Depois disso, um dos homens foi até o quarto onde Wellington estava e o mandou deitar no chão, usando uma expressão homofóbica. "Deite no chão, seu viado", exigiu. Ao sair do cômodo, o homem fechou a porta.
Em seguida, o jovem ouviu diversos disparos. Quando ele saiu do quarto, encontrou a avó morta no chão da sala, já morta.
O conteúdo do depoimento foi obtido com exclusividade pelo Jornal Hoje. Ainda segundo o relato do neto da ialorixá, os criminosos tinham entre 20 e 25 anos, eram negros e usavam roupas pretas, capas de chuva e capacetes. Eles entraram e saíram do quilombo usando uma motocicleta.
Wellington disse também que não existe conflito agrário envolvendo o quilombo e que não se recorda de inimizades ou ameaças recebidas pela avó. No entanto, ele mencionou que Mãe Bernadete tinha muitos medos.

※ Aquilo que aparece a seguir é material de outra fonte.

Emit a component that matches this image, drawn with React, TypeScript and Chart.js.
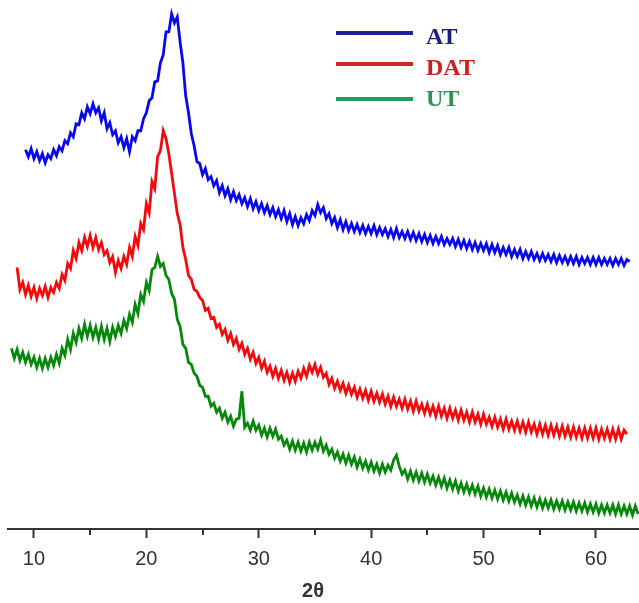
import React, { useEffect, useRef } from "react";
import { Chart, registerables } from "chart.js";

Chart.register(...registerables);

// 2θ grid: each series starts at its own angle, sampled every 0.25°
const STEP = 0.25;
const AT_START = 9.25;
const DAT_START = 8.5;
const UT_START = 8.0;

const SERIES_NAMES = ["AT", "DAT", "UT"];
const LINE_COLORS = ["#0808ee", "#f40a0a", "#06880a"];
const LEGEND_LINE_COLORS = ["#1f1f9f", "#c82828", "#2a9a5c"];
const LEGEND_TEXT_COLORS = ["#1c1c8a", "#cc1f1f", "#2a9450"];

const X_TICKS = [10, 20, 30, 40, 50, 60];
const X_MINOR_TICKS = [15, 25, 35, 45, 55];
const X_MIN = 7.69;
const X_MAX = 63.83;

// intensities (arbitrary units, offset stacked)
const AT = [
  380, 373, 381,
  371, 378, 369, 376,
  367, 375, 371, 380,
  374, 383, 379, 389,
  386, 397, 393, 406,
  405, 417, 411, 423,
  416, 426, 417, 422,
  409, 417, 401, 407,
  395, 399, 387, 393,
  382, 391, 378, 393,
  389, 399, 399, 411,
  417, 429, 432, 448,
  449, 467, 475, 498,
  498, 516, 507, 513,
  488, 467, 434, 417,
  396, 384, 368, 366,
  355, 361, 350, 353,
  344, 349, 337, 344,
  334, 341, 330, 338,
  329, 335, 326, 332,
  323, 331, 321, 328,
  319, 326, 317, 324,
  315, 322, 313, 320,
  311, 319, 308, 316,
  305, 313, 304, 312,
  306, 315, 309, 319,
  314, 325, 317, 322,
  311, 316, 306, 312,
  302, 310, 300, 308,
  299, 306, 298, 305,
  297, 304, 296, 303,
  296, 304, 295, 302,
  295, 301, 293, 300,
  292, 301, 292, 298,
  291, 298, 290, 297,
  289, 296, 288, 295,
  287, 294, 286, 293,
  286, 293, 285, 291,
  285, 291, 283, 290,
  282, 289, 281, 288,
  280, 287, 279, 286,
  279, 286, 277, 285,
  277, 284, 275, 282,
  275, 282, 273, 280,
  273, 280, 271, 278,
  271, 278, 270, 276,
  269, 276, 269, 275,
  268, 275, 267, 274,
  267, 273, 266, 273,
  266, 273, 265, 272,
  266, 272, 265, 272,
  265, 272, 265, 271,
  265, 271, 264, 271,
  265, 271, 264, 270,
  268,
];

const DAT = [
  262, 240,
  247, 235, 244, 233,
  242, 231, 241, 234,
  243, 232, 242, 237,
  247, 241, 255, 249,
  266, 261, 279, 271,
  287, 279, 292, 283,
  294, 282, 292, 280,
  287, 275, 279, 267,
  273, 257, 269, 261,
  273, 265, 282, 273,
  293, 284, 306, 300,
  326, 317, 348, 341,
  373, 379, 399, 391,
  376, 356, 336, 316,
  305, 282, 270, 254,
  250, 240, 238, 232,
  229, 219, 221, 211,
  212, 202, 205, 195,
  200, 189, 196, 185,
  191, 180, 186, 175,
  181, 170, 177, 166,
  172, 161, 168, 157,
  163, 153, 161, 151,
  159, 149, 157, 147,
  156, 148, 158, 151,
  161, 153, 164, 157,
  165, 155, 162, 152,
  156, 145, 151, 141,
  148, 139, 146, 136,
  144, 135, 142, 132,
  140, 131, 139, 129,
  138, 128, 136, 127,
  135, 125, 133, 123,
  132, 123, 130, 121,
  130, 120, 128, 118,
  128, 118, 125, 116,
  125, 115, 123, 113,
  123, 113, 121, 111,
  121, 111, 119, 109,
  119, 109, 117, 107,
  117, 107, 115, 105,
  115, 105, 112, 103,
  112, 102, 110, 100,
  110, 100, 108, 99,
  108, 98, 107, 97,
  107, 97, 105, 95,
  105, 95, 104, 94,
  104, 94, 103, 93,
  103, 93, 102, 92,
  102, 92, 101, 91,
  101, 91, 101, 91,
  101, 90, 100, 91,
  100, 90, 100, 90,
  100, 90, 99, 95,
];

const UT = [
  181, 171, 180, 169,
  177, 167, 175, 165,
  172, 162, 171, 161,
  171, 162, 172, 164,
  175, 166, 181, 174,
  190, 180, 196, 187,
  201, 191, 205, 193,
  204, 192, 202, 190,
  203, 190, 201, 188,
  202, 193, 204, 196,
  209, 201, 215, 207,
  225, 216, 235, 228,
  247, 239, 260, 262,
  273, 263, 266, 254,
  250, 236, 230, 210,
  203, 185, 181, 167,
  165, 156, 153, 144,
  142, 133, 133, 123,
  126, 117, 121, 111,
  117, 107, 113, 103,
  110, 111, 138, 102,
  106, 99, 108, 99,
  104, 94, 101, 92,
  101, 93, 100, 90,
  93, 84, 89, 80,
  88, 79, 87, 78,
  86, 77, 87, 79,
  87, 80, 89, 78,
  84, 75, 80, 71,
  77, 68, 75, 66,
  74, 65, 72, 62,
  70, 61, 68, 59,
  67, 58, 65, 56,
  65, 57, 64, 59,
  69, 74, 63, 55,
  59, 50, 58, 49,
  57, 48, 56, 47,
  55, 46, 53, 44,
  52, 43, 51, 41,
  49, 40, 48, 38,
  46, 37, 45, 36,
  44, 35, 43, 33,
  41, 32, 40, 31,
  39, 30, 38, 29,
  37, 28, 36, 27,
  34, 25, 33, 24,
  32, 23, 31, 22,
  30, 21, 29, 21,
  29, 20, 28, 20,
  28, 19, 27, 19,
  27, 18, 26, 18,
  26, 17, 25, 17,
  25, 16, 24, 16,
  24, 16, 24, 15,
  24, 15, 23, 15,
  23, 14, 23, 15,
];

const toPoints = (start: number, values: number[]) =>
  values.map((v, i) => ({ x: start + i * STEP, y: v }));

const overlayPlugin = {
  id: "overlay",
  afterDraw(chart: any) {
    const { ctx } = chart;
    const xs = chart.scales.x;
    const axisY = chart.chartArea.bottom;
    ctx.save();
    // minor ticks
    ctx.strokeStyle = "#333";
    ctx.lineWidth = 2;
    X_MINOR_TICKS.forEach((v) => {
      const px = Math.round(xs.getPixelForValue(v));
      ctx.beginPath();
      ctx.moveTo(px, axisY);
      ctx.lineTo(px, axisY + 6);
      ctx.stroke();
    });
    // axis title
    ctx.fillStyle = "#333";
    ctx.font = "bold 20px Arial, 'Liberation Sans', sans-serif";
    ctx.textAlign = "center";
    ctx.textBaseline = "middle";
    ctx.fillText("2θ", 313, 591);
    // legend
    const lineYs = [33, 64, 99];
    const textYs = [44, 75, 106];
    SERIES_NAMES.forEach((name, i) => {
      ctx.strokeStyle = LEGEND_LINE_COLORS[i];
      ctx.lineWidth = 4;
      ctx.beginPath();
      ctx.moveTo(336, lineYs[i]);
      ctx.lineTo(413, lineYs[i]);
      ctx.stroke();
      ctx.fillStyle = LEGEND_TEXT_COLORS[i];
      ctx.font = "bold 24px 'Liberation Serif', 'Times New Roman', serif";
      ctx.textAlign = "left";
      ctx.textBaseline = "alphabetic";
      ctx.fillText(name, 426, textYs[i]);
    });
    ctx.restore();
  },
};

export default function App() {
  const canvasRef = useRef<HTMLCanvasElement | null>(null);

  useEffect(() => {
    if (!canvasRef.current) return;
    const chart = new Chart(canvasRef.current, {
      type: "line",
      data: {
        datasets: [
          { label: SERIES_NAMES[0], data: toPoints(AT_START, AT), borderColor: LINE_COLORS[0] },
          { label: SERIES_NAMES[1], data: toPoints(DAT_START, DAT), borderColor: LINE_COLORS[1] },
          { label: SERIES_NAMES[2], data: toPoints(UT_START, UT), borderColor: LINE_COLORS[2] },
        ].map((d) => ({
          ...d,
          borderWidth: 2.8,
          borderJoinStyle: "miter" as const,
          pointRadius: 0,
          tension: 0,
          fill: false,
        })),
      },
      options: {
        animation: false,
        responsive: false,
        layout: { padding: { left: 8, right: 0, top: 0, bottom: 0 } },
        plugins: { legend: { display: false }, tooltip: { enabled: false } },
        scales: {
          x: {
            type: "linear",
            min: X_MIN,
            max: X_MAX,
            afterBuildTicks: (scale: any) => {
              scale.ticks = X_TICKS.map((v) => ({ value: v }));
            },
            afterFit: (scale: any) => {
              scale.height = 74;
            },
            grid: {
              display: true,
              drawOnChartArea: false,
              drawTicks: true,
              tickLength: 9,
              tickWidth: 2,
              tickColor: "#333",
            },
            border: { display: true, color: "#333", width: 2 },
            ticks: {
              color: "#333",
              padding: 9,
              maxRotation: 0,
              font: { family: "Arial, 'Liberation Sans', sans-serif", size: 20 },
              callback: (v: any) => String(v),
            },
          },
          y: {
            display: false,
            min: 0,
            max: 530,
          },
        },
      },
      plugins: [overlayPlugin],
    });
    return () => chart.destroy();
  }, []);

  return (
    <div style={{ position: "absolute", left: 0, top: 0, width: 639, height: 603, background: "#fff" }}>
      <canvas ref={canvasRef} width={639} height={603} />
    </div>
  );
}
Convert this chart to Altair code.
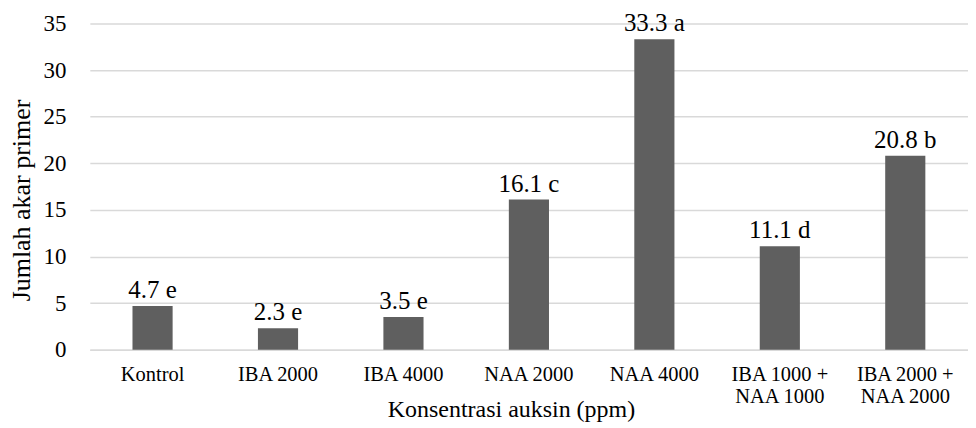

Especialmente após o assassinato do filho dela, que também é pai de Wellington, o "Binho do Quilombo".
O jovem ainda relatou à polícia que Mãe Bernadete "pegava no pé" de um policial militar da reserva que mora perto do quilombo. Os dois teriam muitos desentendimentos.
Pedidos de proteção
No dia 30 de agosto, o Conselho Nacional de Justiça (CNJ) informou que o assassinato da líder quilombola Mãe Bernadete, e do filho dela "Binho do Quilombo", morto em 2017, serão acompanhados pelo Observatório das Causas de Grande Repercussão. O colegiado é formado pela entidade e pelo Conselho Nacional do Ministério Público (CNMP).
Ainda na quarta-feira, o advogado David Mendez, que representa a família de Mãe Bernadete, pediu para ser beneficiados no Programa de Proteção aos Defensores de Direitos Humanos (PPDDH), do governo federal. Ele afirma ter sido perseguido quando voltava da sede do quilombo onde Mãe Bernadete foi morta.
Mãe Bernadete também fazia parte de programa de proteção da polícia, segundo informações da família dela. A família da ialorixá deixou a comunidade quilombola após o crime, por medo, e está sob proteção da Polícia Militar.